**** Source excerpt
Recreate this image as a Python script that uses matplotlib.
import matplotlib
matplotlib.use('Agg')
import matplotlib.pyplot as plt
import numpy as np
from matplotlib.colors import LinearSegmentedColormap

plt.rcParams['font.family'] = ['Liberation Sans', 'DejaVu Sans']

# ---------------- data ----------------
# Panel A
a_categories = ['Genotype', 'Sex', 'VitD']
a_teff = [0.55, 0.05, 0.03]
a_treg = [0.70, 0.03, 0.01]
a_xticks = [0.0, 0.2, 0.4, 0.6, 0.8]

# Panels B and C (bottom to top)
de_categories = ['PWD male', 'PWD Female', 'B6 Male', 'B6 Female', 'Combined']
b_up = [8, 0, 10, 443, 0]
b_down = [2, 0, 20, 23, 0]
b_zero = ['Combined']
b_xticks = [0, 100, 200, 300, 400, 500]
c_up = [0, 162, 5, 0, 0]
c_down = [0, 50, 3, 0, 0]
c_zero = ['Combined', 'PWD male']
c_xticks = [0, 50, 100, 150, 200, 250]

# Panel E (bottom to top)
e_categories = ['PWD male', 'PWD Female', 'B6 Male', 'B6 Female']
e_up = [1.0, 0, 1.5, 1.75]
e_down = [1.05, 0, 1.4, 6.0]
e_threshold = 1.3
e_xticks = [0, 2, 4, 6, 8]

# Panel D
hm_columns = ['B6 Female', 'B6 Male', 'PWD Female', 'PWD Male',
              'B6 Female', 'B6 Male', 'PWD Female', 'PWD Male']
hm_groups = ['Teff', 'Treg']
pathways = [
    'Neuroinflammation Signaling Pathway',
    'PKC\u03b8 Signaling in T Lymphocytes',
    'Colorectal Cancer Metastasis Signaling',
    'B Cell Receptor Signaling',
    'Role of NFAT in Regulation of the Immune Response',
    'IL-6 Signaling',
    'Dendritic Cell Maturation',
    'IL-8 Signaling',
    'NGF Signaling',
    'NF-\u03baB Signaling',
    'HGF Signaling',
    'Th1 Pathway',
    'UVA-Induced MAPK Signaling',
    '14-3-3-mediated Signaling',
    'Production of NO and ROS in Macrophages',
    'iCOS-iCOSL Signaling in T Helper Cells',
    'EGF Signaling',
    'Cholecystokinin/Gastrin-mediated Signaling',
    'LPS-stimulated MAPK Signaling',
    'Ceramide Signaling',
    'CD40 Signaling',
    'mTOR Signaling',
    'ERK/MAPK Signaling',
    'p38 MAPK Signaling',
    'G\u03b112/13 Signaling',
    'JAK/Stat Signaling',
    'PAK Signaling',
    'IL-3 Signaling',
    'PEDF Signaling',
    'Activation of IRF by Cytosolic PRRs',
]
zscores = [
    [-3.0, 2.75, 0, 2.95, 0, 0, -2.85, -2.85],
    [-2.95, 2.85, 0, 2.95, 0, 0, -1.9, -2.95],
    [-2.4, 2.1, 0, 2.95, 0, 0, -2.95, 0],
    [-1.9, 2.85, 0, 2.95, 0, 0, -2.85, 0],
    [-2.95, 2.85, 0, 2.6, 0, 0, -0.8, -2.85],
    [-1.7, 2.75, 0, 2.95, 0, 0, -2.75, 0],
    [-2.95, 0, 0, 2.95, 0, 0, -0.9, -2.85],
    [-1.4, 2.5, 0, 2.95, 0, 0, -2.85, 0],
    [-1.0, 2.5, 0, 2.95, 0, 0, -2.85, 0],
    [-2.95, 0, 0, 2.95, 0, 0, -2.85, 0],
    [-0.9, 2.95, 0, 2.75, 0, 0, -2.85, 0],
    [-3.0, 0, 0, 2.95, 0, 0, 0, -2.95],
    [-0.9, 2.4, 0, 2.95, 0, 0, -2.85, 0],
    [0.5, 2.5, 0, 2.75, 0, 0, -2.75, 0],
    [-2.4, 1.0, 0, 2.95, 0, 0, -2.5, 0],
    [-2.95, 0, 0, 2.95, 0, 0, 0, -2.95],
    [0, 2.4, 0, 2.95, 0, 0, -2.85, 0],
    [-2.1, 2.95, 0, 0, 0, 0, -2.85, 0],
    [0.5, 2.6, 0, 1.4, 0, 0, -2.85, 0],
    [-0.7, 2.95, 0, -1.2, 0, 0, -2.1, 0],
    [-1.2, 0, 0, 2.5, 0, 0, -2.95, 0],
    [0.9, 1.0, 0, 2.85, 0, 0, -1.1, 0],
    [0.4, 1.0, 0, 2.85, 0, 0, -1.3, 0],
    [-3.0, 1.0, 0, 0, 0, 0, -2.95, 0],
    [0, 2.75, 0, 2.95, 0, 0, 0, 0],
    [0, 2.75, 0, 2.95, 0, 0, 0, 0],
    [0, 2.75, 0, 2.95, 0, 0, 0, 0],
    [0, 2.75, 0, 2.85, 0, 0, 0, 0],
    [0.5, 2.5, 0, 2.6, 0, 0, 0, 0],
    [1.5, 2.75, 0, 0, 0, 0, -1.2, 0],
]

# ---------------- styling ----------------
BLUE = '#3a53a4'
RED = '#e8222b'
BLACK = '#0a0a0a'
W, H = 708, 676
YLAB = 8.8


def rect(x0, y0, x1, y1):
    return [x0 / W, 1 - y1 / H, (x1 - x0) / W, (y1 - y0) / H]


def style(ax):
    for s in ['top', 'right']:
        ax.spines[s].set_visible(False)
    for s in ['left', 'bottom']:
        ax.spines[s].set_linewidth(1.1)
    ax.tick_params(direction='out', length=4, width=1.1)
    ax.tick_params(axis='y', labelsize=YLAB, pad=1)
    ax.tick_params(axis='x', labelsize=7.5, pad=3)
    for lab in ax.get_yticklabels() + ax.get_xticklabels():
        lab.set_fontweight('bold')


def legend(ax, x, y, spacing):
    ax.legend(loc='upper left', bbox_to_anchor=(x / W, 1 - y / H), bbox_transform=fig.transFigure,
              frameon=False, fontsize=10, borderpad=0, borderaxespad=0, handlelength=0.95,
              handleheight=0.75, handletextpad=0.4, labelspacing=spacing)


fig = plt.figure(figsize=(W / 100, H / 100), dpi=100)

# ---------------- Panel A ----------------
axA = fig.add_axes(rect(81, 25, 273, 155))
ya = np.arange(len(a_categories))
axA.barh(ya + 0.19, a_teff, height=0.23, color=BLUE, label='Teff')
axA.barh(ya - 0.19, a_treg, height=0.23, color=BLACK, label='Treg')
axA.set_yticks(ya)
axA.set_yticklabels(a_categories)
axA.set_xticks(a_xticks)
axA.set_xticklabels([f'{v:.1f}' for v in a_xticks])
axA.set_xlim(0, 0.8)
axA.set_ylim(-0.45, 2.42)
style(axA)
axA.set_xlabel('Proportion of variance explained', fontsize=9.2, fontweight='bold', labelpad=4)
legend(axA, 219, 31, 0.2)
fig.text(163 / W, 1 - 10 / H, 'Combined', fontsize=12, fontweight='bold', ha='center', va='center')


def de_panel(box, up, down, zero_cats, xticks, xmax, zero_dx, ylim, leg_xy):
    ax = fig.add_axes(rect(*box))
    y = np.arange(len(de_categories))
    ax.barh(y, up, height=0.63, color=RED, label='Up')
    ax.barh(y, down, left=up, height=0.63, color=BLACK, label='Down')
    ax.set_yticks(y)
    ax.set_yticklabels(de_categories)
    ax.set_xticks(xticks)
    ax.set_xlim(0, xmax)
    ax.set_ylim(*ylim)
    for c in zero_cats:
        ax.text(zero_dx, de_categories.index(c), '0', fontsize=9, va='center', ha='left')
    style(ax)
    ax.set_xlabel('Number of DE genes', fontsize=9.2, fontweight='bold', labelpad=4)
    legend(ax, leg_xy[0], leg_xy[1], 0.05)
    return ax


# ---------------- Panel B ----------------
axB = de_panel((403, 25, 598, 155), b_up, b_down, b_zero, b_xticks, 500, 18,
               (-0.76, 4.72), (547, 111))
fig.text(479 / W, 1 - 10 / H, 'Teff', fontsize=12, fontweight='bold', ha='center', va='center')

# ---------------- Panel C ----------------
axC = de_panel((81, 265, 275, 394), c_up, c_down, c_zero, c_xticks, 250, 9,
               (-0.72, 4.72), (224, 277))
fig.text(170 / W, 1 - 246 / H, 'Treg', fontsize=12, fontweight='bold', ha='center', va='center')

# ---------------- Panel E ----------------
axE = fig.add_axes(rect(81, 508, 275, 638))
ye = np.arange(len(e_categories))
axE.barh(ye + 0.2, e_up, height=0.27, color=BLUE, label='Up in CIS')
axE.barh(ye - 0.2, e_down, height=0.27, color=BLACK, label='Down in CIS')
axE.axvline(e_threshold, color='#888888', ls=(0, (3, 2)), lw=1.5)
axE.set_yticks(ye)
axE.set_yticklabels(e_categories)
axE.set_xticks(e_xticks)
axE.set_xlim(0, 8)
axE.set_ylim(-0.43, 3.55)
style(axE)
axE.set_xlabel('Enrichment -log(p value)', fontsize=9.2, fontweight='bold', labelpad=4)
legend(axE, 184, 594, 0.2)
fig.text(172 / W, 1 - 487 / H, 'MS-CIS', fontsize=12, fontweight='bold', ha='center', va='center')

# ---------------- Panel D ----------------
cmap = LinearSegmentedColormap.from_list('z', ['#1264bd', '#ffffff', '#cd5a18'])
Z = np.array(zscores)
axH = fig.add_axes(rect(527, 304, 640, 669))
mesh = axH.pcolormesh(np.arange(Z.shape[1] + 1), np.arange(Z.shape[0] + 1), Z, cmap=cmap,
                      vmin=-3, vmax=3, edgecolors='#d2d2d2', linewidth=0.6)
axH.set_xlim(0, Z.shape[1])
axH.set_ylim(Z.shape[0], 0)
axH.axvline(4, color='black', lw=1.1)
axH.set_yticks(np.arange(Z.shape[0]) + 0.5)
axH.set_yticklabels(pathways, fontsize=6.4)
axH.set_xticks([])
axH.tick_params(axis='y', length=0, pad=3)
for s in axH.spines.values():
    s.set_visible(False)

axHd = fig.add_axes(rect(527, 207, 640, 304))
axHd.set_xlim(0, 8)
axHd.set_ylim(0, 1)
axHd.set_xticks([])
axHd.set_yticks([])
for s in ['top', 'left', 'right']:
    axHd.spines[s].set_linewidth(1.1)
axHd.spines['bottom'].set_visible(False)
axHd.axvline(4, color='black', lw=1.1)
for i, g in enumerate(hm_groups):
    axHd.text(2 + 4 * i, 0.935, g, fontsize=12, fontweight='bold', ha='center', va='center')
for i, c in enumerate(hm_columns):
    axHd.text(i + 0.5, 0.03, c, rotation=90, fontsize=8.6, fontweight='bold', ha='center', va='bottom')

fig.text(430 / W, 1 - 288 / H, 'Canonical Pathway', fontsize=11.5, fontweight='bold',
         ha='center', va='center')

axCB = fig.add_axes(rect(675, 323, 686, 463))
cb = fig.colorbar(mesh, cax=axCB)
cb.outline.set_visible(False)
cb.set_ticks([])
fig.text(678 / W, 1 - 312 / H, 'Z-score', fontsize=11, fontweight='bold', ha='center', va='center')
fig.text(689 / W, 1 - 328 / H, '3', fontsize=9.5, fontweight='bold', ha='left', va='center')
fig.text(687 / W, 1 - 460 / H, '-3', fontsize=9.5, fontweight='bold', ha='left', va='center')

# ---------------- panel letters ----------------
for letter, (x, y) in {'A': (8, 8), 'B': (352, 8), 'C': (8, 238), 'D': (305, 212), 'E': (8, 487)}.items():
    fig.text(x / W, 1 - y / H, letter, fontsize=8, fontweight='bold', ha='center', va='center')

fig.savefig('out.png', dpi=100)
********
- **The task**
Extract exactly the leading lines of the data, stopping at and including the line with "a_xticks = [0.0, 0.2, 0.4, 0.6, 0.8]".

- **Answer to this problem**
Recreate this image as a Python script that uses matplotlib.
import matplotlib
matplotlib.use('Agg')
import matplotlib.pyplot as plt
import numpy as np
from matplotlib.colors import LinearSegmentedColormap

plt.rcParams['font.family'] = ['Liberation Sans', 'DejaVu Sans']

# ---------------- data ----------------
# Panel A
a_categories = ['Genotype', 'Sex', 'VitD']
a_teff = [0.55, 0.05, 0.03]
a_treg = [0.70, 0.03, 0.01]
a_xticks = [0.0, 0.2, 0.4, 0.6, 0.8]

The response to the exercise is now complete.